Consequently, international cooperation is a critical aspect of the Norwegian management regime. For the most important fish stocks quota levels are set in cooperation with other countries, including Russia, Iceland, Faroe Islands and Greenland and EU Member States.
A primary basis for determining fishing quotas are the recommendations issued through ICES from Norwegian and international marine researchers. Norway attaches great importance to research, and actively seeks to acquire increased knowledge of the marine environment and resources, as well as expertise on the interaction of different species.
Monitoring, Control and Surveillance is directed at the entire production chain, from when the fish is caught in the sea, through its storage and sale to its export abroad. Both Norwegian and foreign fishing vessels are subject to stringent controls in all Norwegian fishing waters. The Coast Guard annually performs more than 1,800 inspections of Norwegian and foreign vessels operating in Norwegian waters.

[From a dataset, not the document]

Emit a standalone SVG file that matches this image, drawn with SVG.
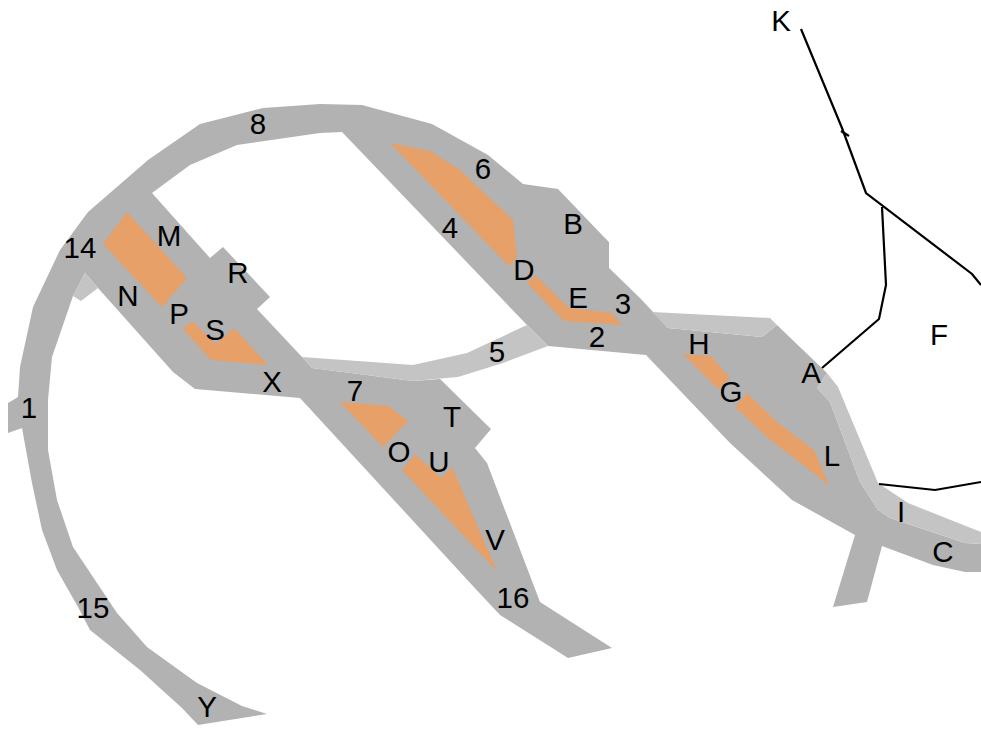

Vessels over 24 metres (15 metres for vessels from EU) are required to carry satellite transponders that permit their activities to be tracked 24 hours a day, all year round. Once catches have been landed, the landing data are cross-checked against the fishing rights of the vessel. This task is performed by the fish sales organizations and the Directorate of Fisheries.
In addition to the Coast Guard and the Directorate of Fisheries, control activity is also carried out by the fishermens own sales organisations. The sales organisations are responsible for gathering (collecting) statistics in connection with first-hand sale of fish and fishproducts. The information is then transmitted to the Directorate of Fisheries.